Bond funds: continuing to get hosed

TromboneAl said:
But you want your NAV to be going down.  It means that the bonds that are being bought in the fund now will be getting higher interest rates.

This article shows how rising rates will give you a better return in the long run.

When interest rates fall, rising bond prices boost short-term returns, but the lower interest rates translate into lower returns on future investments, as your reinvested income compounds at lower yields. When interest rates rise, the short-term pain of falling prices can eventually be salved by higher returns on reinvested income.

This is one of the most under appreciated aspects of investing.  In every other aspect of life people get upset when prices go up.  But in investing, people only get excited when they have to pay more for a stream of future cash flows (or earnings) and conversely get dejected when that same series of cash flows becomes less expensive.   :confused:

Personally, I couldn't be happier with the higher interest rates.  As a net lender I'm tired of giving away money at negative real returns.  I only wish the long bond rate would go up some more and that the real yield on TIPS would go back above 3% - then we'd be talking!  
 
wab said:
Minor quibble: the break-even inflation rate isn't the same as the embedded inflation prediction if you believe that nominal bonds also include an "inflation guess" risk premium in the yield.

In any case, I think the market is wrong, so TIPS look better to me.   And even if the market is right, the upside for nominal bonds is dismal unless we suddenly hit a protracted stretch of deflation, in which case you'll look like a genius.  :)

I'm not sure I understand the distinction between the break-even inflation rate between TIPS and treasuries and the inflation rate imbedded in treasuries - if there is only one "real rate" shouldn't they be the same?

I think Bill Gross is of the view that rates are coming back down so regular treasuries would be the way to go if he's right.
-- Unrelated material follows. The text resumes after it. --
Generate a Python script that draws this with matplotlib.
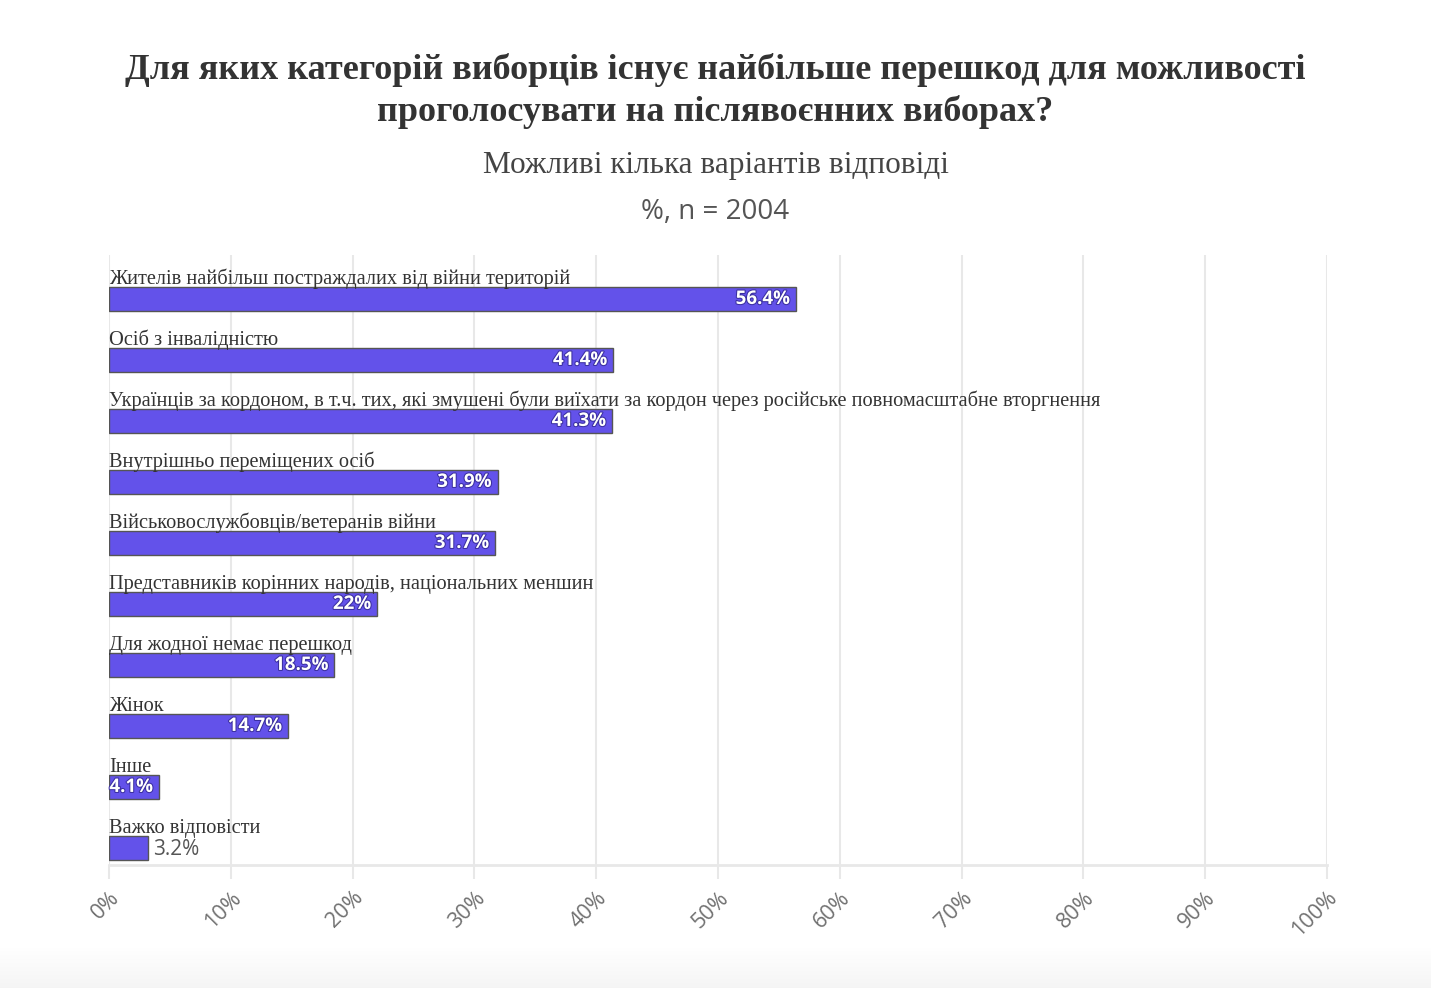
import numpy as np
import matplotlib.pyplot as plt
import matplotlib.patheffects as pe

categories = [
    'Жителів найбільш постраждалих від війни територій',
    'Осіб з інвалідністю',
    'Українців за кордоном, в т.ч. тих, які змушені були виїхати за кордон через російське повномасштабне вторгнення',
    'Внутрішньо переміщених осіб',
    'Військовослужбовців/ветеранів війни',
    'Представників корінних народів, національних меншин',
    'Для жодної немає перешкод',
    'Жінок',
    'Інше',
    'Важко відповісти',
]
values = [56.4, 41.4, 41.3, 31.9, 31.7, 22, 18.5, 14.7, 4.1, 3.2]
value_labels = ['56.4%', '41.4%', '41.3%', '31.9%', '31.7%', '22%', '18.5%', '14.7%', '4.1%', '3.2%']
xticks = np.arange(0, 101, 10)
xtick_labels = [f'{t}%' for t in xticks]

title = 'Для яких категорій виборців існує найбільше перешкод для можливості\nпроголосувати на післявоєнних виборах?'
subtitle = 'Можливі кілька варіантів відповіді'
note = '%, n = 2004'

bar_color = '#6352ea'
serif = ['Liberation Serif', 'DejaVu Serif']
sans = ['Open Sans', 'DejaVu Sans']

fig = plt.figure(figsize=(14.31, 9.88), dpi=100)
ax = fig.add_axes([109 / 1431, 1 - 865 / 988, (1327 - 109) / 1431, (865 - 255) / 988])

y = np.arange(len(categories))
ax.barh(y, values, height=0.39, color=bar_color, edgecolor='#555555', linewidth=1, zorder=3)

for i, (cat, v, lab) in enumerate(zip(categories, values, value_labels)):
    ax.annotate(cat, xy=(0, i), xytext=(0, 11), textcoords='offset points',
                ha='left', va='baseline', fontsize=14.7, family=serif, color='#333333',
                zorder=4, annotation_clip=False)
    if v >= 4:
        ax.annotate(lab, xy=(v, i), xytext=(-4, 0), textcoords='offset points',
                    ha='right', va='center', fontsize=13.5, family=sans, fontweight='bold',
                    color='white', zorder=5,
                    path_effects=[pe.withStroke(linewidth=1.5, foreground='#3b2fa0')])
    else:
        ax.annotate(lab, xy=(v, i), xytext=(4, -1), textcoords='offset points',
                    ha='left', va='center', fontsize=15, family=sans,
                    color='#555555', zorder=5)

ax.set_xlim(0, 100)
ax.set_ylim(9.28, -0.72)
ax.set_xticks(xticks)
ax.set_xticklabels(xtick_labels, rotation=45, ha='right', rotation_mode='anchor',
                   fontsize=15.5, family=sans, color='#707070')
ax.set_yticks([])
ax.tick_params(axis='x', length=10, color='#e8e8e8', width=1.5, pad=6)
ax.grid(axis='x', color='#e8e8e8', linewidth=1.5, zorder=0)
for s in ['top', 'right', 'left']:
    ax.spines[s].set_visible(False)
ax.spines['bottom'].set_color('#e8e8e8')
ax.spines['bottom'].set_linewidth(2)

fig.text(0.5, 1 - 91 / 988, title, ha='center', va='center', fontsize=26,
         family=serif, fontweight='bold', color='#333333', linespacing=1.3)
fig.text(0.5, 1 - 166 / 988, subtitle, ha='center', va='center', fontsize=22.5,
         family=serif, color='#444444')
fig.text(0.5, 1 - 212 / 988, note, ha='center', va='center', fontsize=20,
         family=sans, color='#555555')

# faint grey band at the bottom of the page
bg = fig.add_axes([0, 0, 1, 40 / 988], zorder=-1)
shade = np.linspace(1.0, 0.96, 50).reshape(-1, 1, 1) * np.ones((1, 1, 3))
bg.imshow(shade[::-1], aspect='auto', extent=[0, 1, 0, 1], origin='lower')
bg.axis('off')

fig.savefig('out.png', dpi=100)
I have no idea, so I own both.
 
. . . Yrs to Go said:
This is one of the most under appreciated aspects of investing.  In every other aspect of life people get upset when prices go up.  But in investing, people only get excited when they have to pay more for a stream of future cash flows (or earnings) and conversely get dejected when that same series of cash flows becomes less expensive.   :confused:

Personally, I couldn't be happier with the higher interest rates.  As a net lender I'm tired of giving away money at negative real returns.  I only wish the long bond rate would go up some more and that the real yield on TIPS would go back above 3% - then we'd be talking!  

Excellent post!

JG
 
. . . Yrs to Go said:
I'm not sure I understand the distinction between the break-even inflation rate between TIPS and treasuries and the inflation rate imbedded in treasuries - if there is only one "real rate" shouldn't they be the same?

BIR = Nominal - TIPS(real), but Nominal = real + inflation prediction + risk premium, so BIR = inflation prediction + risk premium.
 
wab said:
BIR = Nominal - TIPS(real), but Nominal = real + inflation prediction + risk premium, so BIR = inflation prediction + risk premium.

Makes sense that regular treasuries should include a risk premium above TIPS to compensate for the uncertainty of future inflation. Meaning that the 10-year inflation expectation as expressed by the bond market is less than 2.6% - which seems a little light to me (which I think was also your point).
 
REWahoo! said:
TH, I think you're Gross... :D

Its plausible. Bet you've never seen us both together in the same place at the same time.

All the talking heads and newsbits i've seen are pointing to bernankes one potential achilles heel; that he's perceived as an inflation dove. Further predictions are that he'll have to do a few rate hikes to dispell that. I've been waiting for this credit card economy to hit a wall and higher rates will sure as shootin' do that.

I'm enjoying the potential for higher rates myself. With no debt and plenty of cash still sticking to my fingers, I'd like an improved return. But I think i'll wait for the other five shoes to drop in the bond market before buying in and reaping the benefits of those higher yields without the loss of capital.
 
() said:
But I think i'll wait for the other five shoes to drop in the bond market before buying in and reaping the benefits of those higher yields without the loss of capital.

Rates could be heading higher but the economy could also be heading for an '06 cliff dug by the Fed and high energy prices. I have no idea. But the 6.5% taxable equivalent yield I can get on intermediate term muni bonds is looking pretty tasty right about now.